One tree, however, that I do recognize without any difficulty whatsoever in winter is the black locust. It’s deeply furrowed and cross-checked bark, dark-brown and scaly, is a dead giveaway. A really mature black locust tree will display bark so deeply furrowed and cross-checked that it resembles an alligator’s hide.
Unlike, say, a tulip poplar, the trunk of a black locust doesn’t grow straight and true. Stand at the base of a black locust and look upward. You will observe that the trunk ascends in a sinuous, almost serpent-like fashion. And unlike, say, tulip poplar, the grain of the wood is not long and easily worked. For these reasons, black locust was never, to my knowledge, utilized in the southern mountains in the exterior construction of log cabins.
Although its precise origins are debatable, botanists conjecture that black locust probably originated in the southern Appalachians and, perhaps, the Ozarks. Today, of course, the tree is widespread in central and eastern North America and Europe.
During the era of wooden-hulled sailing ships, treenails (wooden pins) fashioned from black locust were utilized in European shipyards for pegging the planking of hulls .... Once in contact with water, the treenails swelled and held tighter than iron rivets; moreover, they did not rust when in contact with salt water. It has been estimated that between 50,000 and 100,000 black locust tree “nails” were exported annually from Philadelphia alone during the early 1800s.
In this region, black locust was also highly prized by the Cherokees and early settlers. It was so useful, in fact, for the Cherokees in making blowgun darts, bows, “nails,” and other items they planted and cultivated the rapidly growing tree. The early settlers had numerous other uses for the rot-resistant wood, especially as base logs and interior beams for houses or outbuildings, firewood, and as durable fence posts. Among the many common names for black locust, the designation post oak is the most apt in this regard.

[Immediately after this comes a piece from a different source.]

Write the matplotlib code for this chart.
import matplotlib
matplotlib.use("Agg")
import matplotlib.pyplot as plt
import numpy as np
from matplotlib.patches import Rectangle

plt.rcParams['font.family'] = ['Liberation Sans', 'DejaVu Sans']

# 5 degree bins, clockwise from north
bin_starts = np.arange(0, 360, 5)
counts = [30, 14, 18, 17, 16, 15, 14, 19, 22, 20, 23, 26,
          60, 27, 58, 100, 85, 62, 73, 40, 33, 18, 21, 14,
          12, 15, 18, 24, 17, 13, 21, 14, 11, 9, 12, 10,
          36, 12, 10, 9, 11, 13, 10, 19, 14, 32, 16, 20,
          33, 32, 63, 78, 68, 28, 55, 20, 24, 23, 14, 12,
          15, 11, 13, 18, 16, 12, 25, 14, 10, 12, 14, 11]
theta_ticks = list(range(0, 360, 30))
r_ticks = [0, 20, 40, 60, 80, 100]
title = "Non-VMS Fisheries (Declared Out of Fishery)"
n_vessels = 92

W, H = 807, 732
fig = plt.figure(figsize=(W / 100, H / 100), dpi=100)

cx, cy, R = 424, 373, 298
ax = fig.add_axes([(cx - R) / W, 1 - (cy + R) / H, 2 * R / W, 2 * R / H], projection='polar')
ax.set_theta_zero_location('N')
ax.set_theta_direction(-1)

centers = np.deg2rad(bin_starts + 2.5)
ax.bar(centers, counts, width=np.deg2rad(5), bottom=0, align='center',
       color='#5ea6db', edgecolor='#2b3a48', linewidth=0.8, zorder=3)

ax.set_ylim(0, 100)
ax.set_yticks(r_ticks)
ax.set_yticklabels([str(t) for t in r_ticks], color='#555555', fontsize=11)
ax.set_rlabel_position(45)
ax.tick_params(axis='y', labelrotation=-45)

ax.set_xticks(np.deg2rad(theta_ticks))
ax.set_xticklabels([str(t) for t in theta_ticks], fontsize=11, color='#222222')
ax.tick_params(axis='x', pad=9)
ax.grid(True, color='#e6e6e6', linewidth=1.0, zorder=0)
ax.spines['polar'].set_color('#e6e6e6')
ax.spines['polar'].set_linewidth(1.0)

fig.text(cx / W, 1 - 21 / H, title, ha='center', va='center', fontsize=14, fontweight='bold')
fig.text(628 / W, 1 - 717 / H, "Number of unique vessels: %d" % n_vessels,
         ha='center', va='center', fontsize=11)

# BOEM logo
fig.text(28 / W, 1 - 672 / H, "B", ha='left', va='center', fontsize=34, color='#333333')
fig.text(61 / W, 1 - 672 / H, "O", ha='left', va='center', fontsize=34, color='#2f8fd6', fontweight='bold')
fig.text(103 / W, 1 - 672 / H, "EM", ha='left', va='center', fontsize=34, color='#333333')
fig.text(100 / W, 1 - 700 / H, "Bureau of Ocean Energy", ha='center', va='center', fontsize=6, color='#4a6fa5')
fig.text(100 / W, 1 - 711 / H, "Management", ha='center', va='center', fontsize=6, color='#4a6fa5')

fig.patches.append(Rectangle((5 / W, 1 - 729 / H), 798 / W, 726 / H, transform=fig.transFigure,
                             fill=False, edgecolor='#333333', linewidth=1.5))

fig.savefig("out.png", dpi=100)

The best description of the essential attributes of black locust that I have encountered is provided by Donald Culross Peattie in A Natural History of Trees of Eastern and Central North America (Houghton Mifflin Co., 1950): “In the first place almost the entire woody cylinder of the trunk is heartwood, always the strongest part of a tree. It is the seventh hardest in all our sylva and, as to strength in position of a beam, locust is the strongest in North America outside the tropics. It is the stiffest of our woods, exceeding hickory by 40 percent. Of all important hardwoods, black locust shrinks least in drying, losing only 10 percent volume ... It is the most durable of all our hardwoods; taking white oak as the standard of 100 percent, black locust has a durability of 250 percent. The wood takes such a high polish as to appear varnished. The fuel value of black locust is higher than any other American tree, exceeding even hickory and oak, being almost the equal, per cord at 20 percent moisture content, of a ton of anthracite coal.

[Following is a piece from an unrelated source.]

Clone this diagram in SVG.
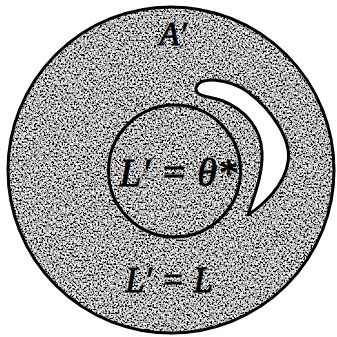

“Yet with all these splendid qualities black locust is not even mentioned in the usual lumbering statistics. The chief reason is that the locust borer beetle (Megacyllene robiniae) is so ruinous in many regions that black locust is too seldom found in sound condition. In North America, but not in Europe, the infection is all but universal and no measures of control have had any effect. Locust boards are therefore almost unknown, and the only common uses has been for fence posts, railway ties, and small articles such as rake teeth, too handles, ladder rungs, and (in the days when such things were in common use) buggy whips and policemen’s clubs.”